Friday, November 29, 2013

Eating Out on Thanksgiving

I hope everyone had a wonderful Thanksgiving.

Mine was okay.  My adult kids had other obligations (son and his girlfriend were at her mother’s house in L.A.; daughter and her best friend were camping in Utah), and the friends we usually share the holiday with couldn’t make the drive, so Robert and I were on our own.  We had a small, traditional feast with my kids on Sunday and weren’t up to cooking another one for just the two of us.  So we went out to dinner instead.

I was a little apprehensive about doing this.  I imagined that the restaurant—a well-known seafood house offering a traditional Thanksgiving meal in addition to the regular fare—would be nearly empty, the waiters either overzealously solicitous (because they felt sorry for the patrons who had nowhere else to go) or grudging and resentful (because they had to work).

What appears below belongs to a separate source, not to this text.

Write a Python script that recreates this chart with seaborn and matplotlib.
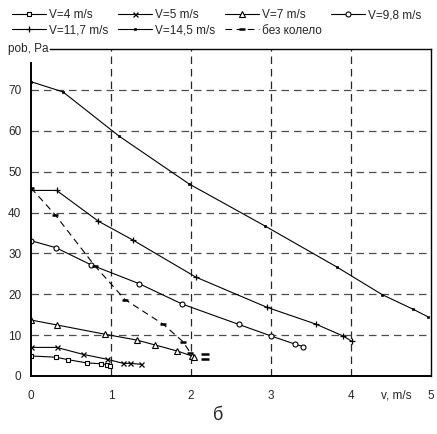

In fact, nothing could be further from the truth.  The restaurant was full of happy, garrulous people being served delicious food by a warm and appreciative wait staff.  Robert ordered fish, not minding in the least that he was missing out on the day’s culinary rituals.  I (who could eat poultry every day of the year) had turkey.

Here are some of the things I thought about at dinner:

            A lot of the patrons seemed to be people about my age escorting aging mothers;

            Many people did not dress up; a few did.  (The ones who didn’t got on my nerves.  Dressing up is part of how one acknowledges that one is not in one’s own house.  I wore a form-fitting Nicole Miller dress, so that I would be reminded to stop eating when I was full.  It worked.);

            There were several children on the premises.  All behaved beautifully;

            I sat near an older woman who wore heavy makeup and penciled-in eyebrows;

            Also, two gentlemen in navy blue blazers and bow ties;

            The elderly mothers who accompanied their families seemed extremely happy to be included in the festivities.  As far as I could tell, they did not send anything back to the kitchen or tell the waiter there was a draft;

            I thought about my mother but didn’t regret my decision not to spend the day with her;

            Sparkling wine gives me a headache;

            It is remarkably easy to give up eating a favorite food—stuffing, in my case—when you are gluten-intolerant and know that eating it will make you wheeze;

            Waiters who do not tease you about eating everything on your plate are better than waiters who do;

            Tea lights strategically placed make people look better, even when they have over-plucked their eyebrows;

            Professional chefs will occasionally put too much cinnamon in the yams;

            On the other hand, the sweet potato bisque was scrumptious;

            If I had had nothing else to eat except the cranberry-Mandarin orange relish, I would have been very, very content;

             On the drive home, I saw strip malls with full parking lots.  What is wrong with people?

All in all, I had a nice evening, because Robert and I love to eat out and the food was great.  But that’s not really what Thanksgiving is all about, at least not to me.  I missed my kids.  I missed being teased about the Cranberry Waldorf Salad Mold.  I missed 40s big-band music on the CD player and drinking in the kitchen and the frantic rush to make gravy.  And everybody lying like overstuffed whales in front of the fire after dinner.

It was, however, marvelous not to have to clean up.